%%
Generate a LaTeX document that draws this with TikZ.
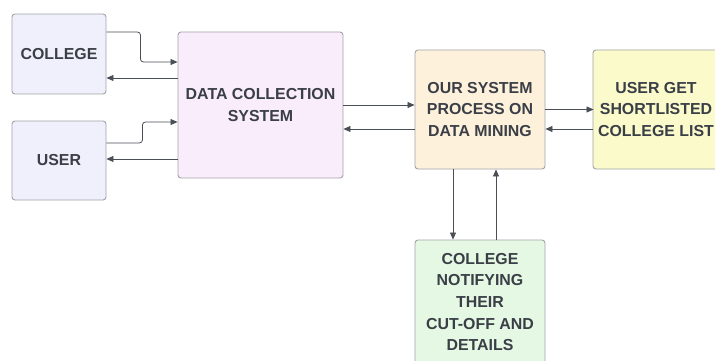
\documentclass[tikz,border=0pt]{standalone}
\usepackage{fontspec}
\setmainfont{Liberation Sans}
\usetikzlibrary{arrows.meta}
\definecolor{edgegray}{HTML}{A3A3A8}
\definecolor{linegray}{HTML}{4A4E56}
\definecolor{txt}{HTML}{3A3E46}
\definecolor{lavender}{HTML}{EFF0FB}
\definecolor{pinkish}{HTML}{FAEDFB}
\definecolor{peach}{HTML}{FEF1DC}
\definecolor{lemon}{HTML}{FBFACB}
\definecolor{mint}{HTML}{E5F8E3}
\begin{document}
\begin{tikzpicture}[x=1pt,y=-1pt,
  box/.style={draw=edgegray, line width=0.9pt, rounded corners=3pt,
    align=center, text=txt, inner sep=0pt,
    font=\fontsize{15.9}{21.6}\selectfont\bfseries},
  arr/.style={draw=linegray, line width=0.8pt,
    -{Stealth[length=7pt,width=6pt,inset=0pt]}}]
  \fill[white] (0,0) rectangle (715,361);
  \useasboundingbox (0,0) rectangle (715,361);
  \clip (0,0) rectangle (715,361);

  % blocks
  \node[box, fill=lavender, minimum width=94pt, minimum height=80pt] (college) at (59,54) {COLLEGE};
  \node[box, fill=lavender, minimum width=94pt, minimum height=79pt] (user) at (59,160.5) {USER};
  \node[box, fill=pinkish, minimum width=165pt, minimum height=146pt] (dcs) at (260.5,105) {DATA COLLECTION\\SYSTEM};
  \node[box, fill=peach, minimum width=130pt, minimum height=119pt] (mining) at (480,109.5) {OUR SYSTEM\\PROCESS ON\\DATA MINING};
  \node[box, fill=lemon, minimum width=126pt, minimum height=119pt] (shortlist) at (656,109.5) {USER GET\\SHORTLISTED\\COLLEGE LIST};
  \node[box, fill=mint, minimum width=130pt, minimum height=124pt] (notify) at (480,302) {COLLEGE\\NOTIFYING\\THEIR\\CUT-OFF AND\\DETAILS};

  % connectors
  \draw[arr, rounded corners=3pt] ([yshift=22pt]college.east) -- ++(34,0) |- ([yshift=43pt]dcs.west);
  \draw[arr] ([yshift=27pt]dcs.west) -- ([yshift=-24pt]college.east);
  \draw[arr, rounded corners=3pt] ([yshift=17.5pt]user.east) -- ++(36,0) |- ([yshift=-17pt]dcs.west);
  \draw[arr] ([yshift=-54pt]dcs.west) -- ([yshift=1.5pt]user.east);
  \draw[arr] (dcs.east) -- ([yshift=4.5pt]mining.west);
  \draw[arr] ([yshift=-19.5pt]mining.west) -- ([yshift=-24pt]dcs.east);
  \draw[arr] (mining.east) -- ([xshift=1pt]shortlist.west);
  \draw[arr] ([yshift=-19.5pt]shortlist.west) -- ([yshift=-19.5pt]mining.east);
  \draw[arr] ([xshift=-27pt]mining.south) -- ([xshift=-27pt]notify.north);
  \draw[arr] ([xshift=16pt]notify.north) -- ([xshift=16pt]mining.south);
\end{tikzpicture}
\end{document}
%%
### [EXERCISE INSTRUCTIONS]
Leave out the pictures and transcribe everything else exactly.

### [EXERCISE ANSWER]
Generate a LaTeX document that draws this with TikZ.
\documentclass[tikz,border=0pt]{standalone}
\usepackage{fontspec}
\setmainfont{Liberation Sans}
\usetikzlibrary{arrows.meta}
\definecolor{edgegray}{HTML}{A3A3A8}
\definecolor{linegray}{HTML}{4A4E56}
\definecolor{txt}{HTML}{3A3E46}
\definecolor{lavender}{HTML}{EFF0FB}
\definecolor{pinkish}{HTML}{FAEDFB}
\definecolor{peach}{HTML}{FEF1DC}
\definecolor{lemon}{HTML}{FBFACB}
\definecolor{mint}{HTML}{E5F8E3}
\begin{document}
\begin{tikzpicture}[x=1pt,y=-1pt,
  box/.style={draw=edgegray, line width=0.9pt, rounded corners=3pt,
    align=center, text=txt, inner sep=0pt,
    font=\fontsize{15.9}{21.6}\selectfont\bfseries},
  arr/.style={draw=linegray, line width=0.8pt,
    -{Stealth[length=7pt,width=6pt,inset=0pt]}}]
  \fill[white] (0,0) rectangle (715,361);
  \useasboundingbox (0,0) rectangle (715,361);
  \clip (0,0) rectangle (715,361);

  % blocks
  \node[box, fill=lavender, minimum width=94pt, minimum height=80pt] (college) at (59,54) {COLLEGE};
  \node[box, fill=lavender, minimum width=94pt, minimum height=79pt] (user) at (59,160.5) {USER};
  \node[box, fill=pinkish, minimum width=165pt, minimum height=146pt] (dcs) at (260.5,105) {DATA COLLECTION\\SYSTEM};
  \node[box, fill=peach, minimum width=130pt, minimum height=119pt] (mining) at (480,109.5) {OUR SYSTEM\\PROCESS ON\\DATA MINING};
  \node[box, fill=lemon, minimum width=126pt, minimum height=119pt] (shortlist) at (656,109.5) {USER GET\\SHORTLISTED\\COLLEGE LIST};
  \node[box, fill=mint, minimum width=130pt, minimum height=124pt] (notify) at (480,302) {COLLEGE\\NOTIFYING\\THEIR\\CUT-OFF AND\\DETAILS};

  % connectors
  \draw[arr, rounded corners=3pt] ([yshift=22pt]college.east) -- ++(34,0) |- ([yshift=43pt]dcs.west);
  \draw[arr] ([yshift=27pt]dcs.west) -- ([yshift=-24pt]college.east);
  \draw[arr, rounded corners=3pt] ([yshift=17.5pt]user.east) -- ++(36,0) |- ([yshift=-17pt]dcs.west);
  \draw[arr] ([yshift=-54pt]dcs.west) -- ([yshift=1.5pt]user.east);
  \draw[arr] (dcs.east) -- ([yshift=4.5pt]mining.west);
  \draw[arr] ([yshift=-19.5pt]mining.west) -- ([yshift=-24pt]dcs.east);
  \draw[arr] (mining.east) -- ([xshift=1pt]shortlist.west);
  \draw[arr] ([yshift=-19.5pt]shortlist.west) -- ([yshift=-19.5pt]mining.east);
  \draw[arr] ([xshift=-27pt]mining.south) -- ([xshift=-27pt]notify.north);
  \draw[arr] ([xshift=16pt]notify.north) -- ([xshift=16pt]mining.south);
\end{tikzpicture}
\end{document}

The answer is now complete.